Reconsidering jsonb columns
When we were first building the product, jsonb columns were a useful way to iterate quickly and avoid getting locked into unnecessary design decisions. By storing polymorphic payloads, we could more flexibly support different integrations and specialized use cases.
However, now that the product has matured, we found that some of these jsonb columns were actively degrading database performance.
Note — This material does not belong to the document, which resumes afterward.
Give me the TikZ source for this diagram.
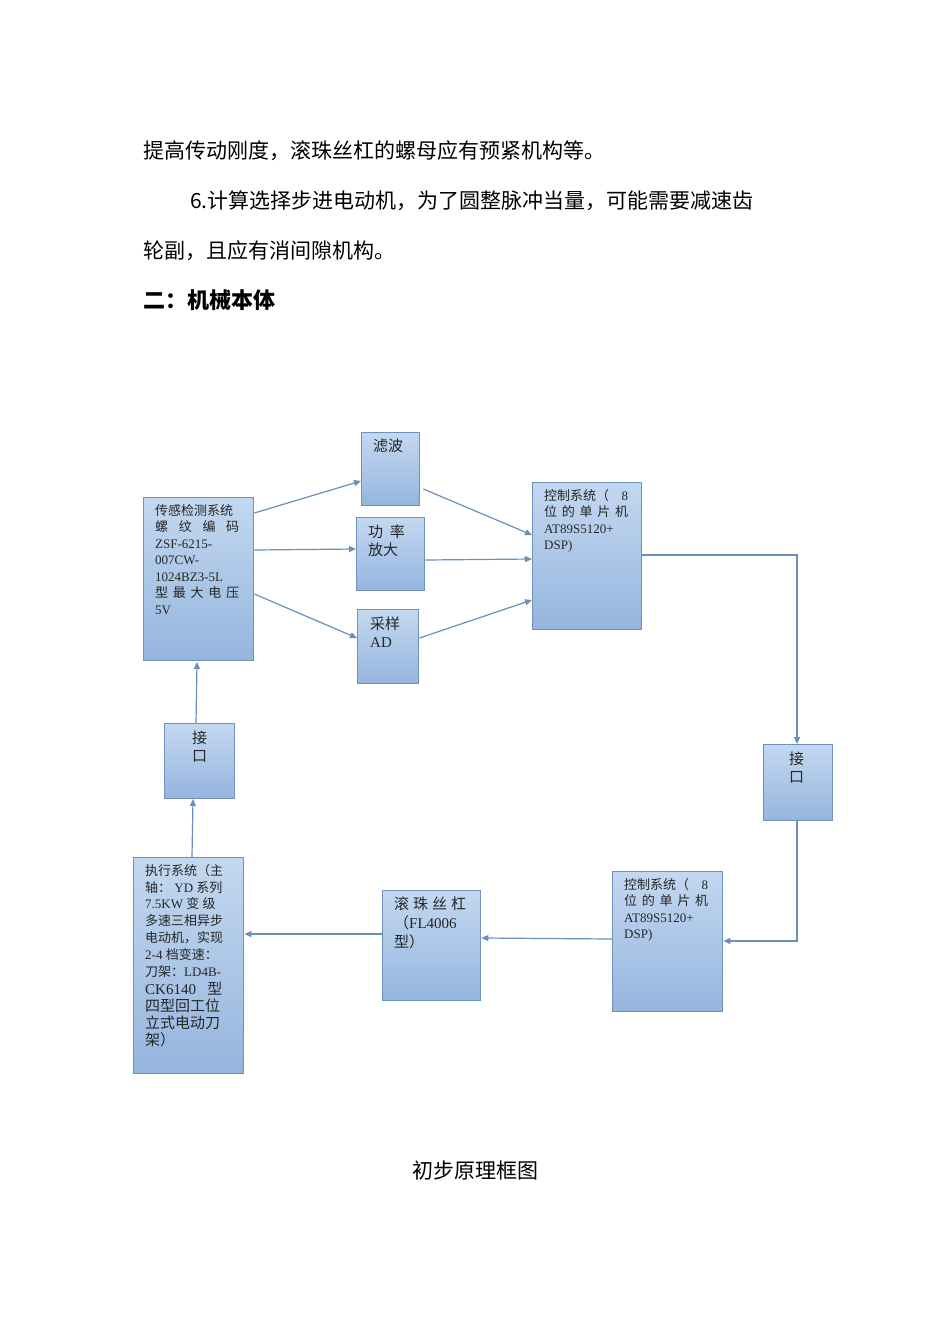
\documentclass[tikz,border=0pt]{standalone}
\usepackage{fontspec}
\setmainfont{Liberation Serif}
\newfontfamily\cjk{Noto Sans CJK SC}
\usetikzlibrary{arrows.meta}
\definecolor{bord}{HTML}{6F92BD}
\definecolor{ctop}{HTML}{C3D8F0}
\definecolor{cbot}{HTML}{95B5DE}
\definecolor{arr}{HTML}{6A8FBA}
\tikzset{
 bx/.style={draw=bord,line width=1.4pt,top color=ctop,bottom color=cbot,anchor=north west,inner sep=0pt},
 tx/.style={anchor=north west,inner sep=0pt,align=left,font=\fontsize{13}{16.5}\selectfont,text=black!85},
 ar/.style={draw=arr,line width=1.2pt,-{Triangle[length=7pt,width=6pt]}},
 para/.style={anchor=base west,inner sep=0pt,font=\cjk\fontsize{21}{25}\selectfont}
}
\newcommand{\C}[1]{{\cjk #1}}
\begin{document}
\begin{tikzpicture}[x=1pt,y=1pt]
\useasboundingbox[fill=white] (0,0) rectangle (950,-1344);
\node[para] (p1) at (143,-158) {提高传动刚度，滚珠丝杠的螺母应有预紧机构等。};
\node[para] (p2) at (190,-208) {6.计算选择步进电动机，为了圆整脉冲当量，可能需要减速齿};
\node[para] (p3) at (143,-258) {轮副，且应有消间隙机构。};
\node[para,font=\cjk\bfseries\fontsize{22}{25}\selectfont] (p4) at (143,-308) {二：机械本体};
\node[para,anchor=base] (cap) at (475,-1178) {初步原理框图};

\node[bx,minimum width=58pt,minimum height=73pt] (lb) at (361,-432) {};
\node[bx,minimum width=110pt,minimum height=163pt] (cg) at (143,-497) {};
\node[bx,minimum width=68pt,minimum height=73pt] (gl) at (356,-517) {};
\node[bx,minimum width=61pt,minimum height=74pt] (cy) at (357,-609) {};
\node[bx,minimum width=109pt,minimum height=147pt] (k1) at (532,-482) {};
\node[bx,minimum width=69pt,minimum height=76pt] (jr) at (763,-744) {};
\node[bx,minimum width=110pt,minimum height=140pt] (k2) at (612,-871) {};
\node[bx,minimum width=98pt,minimum height=110pt] (gz) at (382,-890) {};
\node[bx,minimum width=110pt,minimum height=216pt] (zx) at (133,-857) {};
\node[bx,minimum width=70pt,minimum height=75pt] (jl) at (164,-723) {};

\node[tx,font=\cjk\fontsize{15}{18}\selectfont] (tlb) at (373,-439) {滤波};
\node[tx] (tcg) at (155,-504) {\C{传感检测系统}\\\makebox[84pt][s]{\C{螺} \C{纹} \C{编} \C{码}}\\ZSF-6215-\\007CW-\\1024BZ3-5L\\\makebox[84pt][s]{\C{型} \C{最} \C{大} \C{电} \C{压}}\\5V};
\node[tx,font=\cjk\fontsize{15}{18}\selectfont] (tgl) at (368,-525) {功\ \ 率\\放大};
\node[tx,font=\fontsize{15}{18}\selectfont] (tcy) at (370,-617) {\C{采样}\\AD};
\node[tx] (tk1) at (544,-489) {\makebox[84pt][s]{\C{控制系统（} 8}\\\makebox[84pt][s]{\C{位} \C{的} \C{单} \C{片} \C{机}}\\AT89S5120+\\DSP)};
\node[tx,font=\cjk\fontsize{15}{18}\selectfont] (tjr) at (789,-752) {接\\口};
\node[tx] (tk2) at (624,-878) {\makebox[84pt][s]{\C{控制系统（} 8}\\\makebox[84pt][s]{\C{位} \C{的} \C{单} \C{片} \C{机}}\\AT89S5120+\\DSP)};
\node[tx,font=\fontsize{15}{19}\selectfont] (tgz) at (394,-897) {\makebox[72pt][s]{\C{滚} \C{珠} \C{丝} \C{杠}}\\\C{（}FL4006\\\C{型）}};
\node[tx,font=\fontsize{13}{16.8}\selectfont] (tzx) at (145,-864) {\C{执行系统（主}\\\C{轴：} YD \C{系列}\\7.5KW \C{变} \C{级}\\\C{多速三相异步}\\\C{电动机，实现}\\2-4 \C{档变速：}\\\C{刀架：}LD4B-\\[2pt]{\fontsize{15}{19}\selectfont CK6140\ \ \ \C{型}}\\{\fontsize{15}{19}\selectfont\C{四型回工位}}\\{\fontsize{15}{19}\selectfont\C{立式电动刀}}\\{\fontsize{15}{19}\selectfont\C{架）}}};
\node[tx,font=\cjk\fontsize{15}{18}\selectfont] (tjl) at (192,-731) {接\\口};

\draw[ar] (cg.north east)++(0,-16) -- (lb.west|-0,-481);
\draw[ar] (cg.east|-0,-550) -- (gl.west|-0,-549);
\draw[ar] (cg.east|-0,-594) -- (cy.west|-0,-638);
\draw[ar] (lb.east|-0,-489) ++(3,0) -- (k1.west|-0,-535);
\draw[ar] (gl.east|-0,-560) -- (k1.west|-0,-559);
\draw[ar] (cy.east|-0,-638) -- (k1.west|-0,-600);
\draw[ar] (k1.east|-0,-555) -- (797,-555) -- (jr.north-|797,0);
\draw[ar] (jr.south-|797,0) -- (797,-941) -- (k2.east|-0,-941);
\draw[ar] (k2.west|-0,-939) -- (gz.east|-0,-938);
\draw[ar] (gz.west|-0,-934) -- (zx.east|-0,-934);
\draw[ar] (zx.north-|192,0) -- (193,-799);
\draw[ar] (jl.north-|196,0) -- (197,-662);
\end{tikzpicture}
\end{document}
In addition to the indexing issue discussed above, we found our jsonb columns were adding a disproportionate amount of load to the cache.
In Postgres, large column values are bad either way — if they're small enough to stay inline on the 8 KB heap page, they bloat the row so fewer rows fit per page (leading to more pages to read for the same query, more cache pressure).
If they're big enough to spill to TOAST, then a SELECT of that column has to chase the pointer and fault in many TOAST pages, often cold and rarely cached, turning one logical row read into dozens of physical page reads.
We reduced the size of our largest columns in our read-heavy workloads and observed relief in the buffer cache immediately, again after running pg_repack.
Results + looking forward
As hoped, this cut down the overall amount of I/O wait time in our database:


Within pganalyze, we observed improved I/O load metrics:


By isolating like workloads onto replicas and by removing sources of cache churn (unused indexes, non-HOT updates, oversized jsonb payloads), we were able to significantly improve cache contents and reduce pages needed, leading to a more efficient database overall.
The big takeaway for us was that “scaling the database” is not just about bigger instances or more replicas. It's about being deliberate with cache behavior, write amplification, and schema decisions that quietly shape long-term performance. With the primary in a healthier place, we can keep growing with more confidence, and invest our time in horizontal strategies that add capacity rather than just buying back lost efficiency.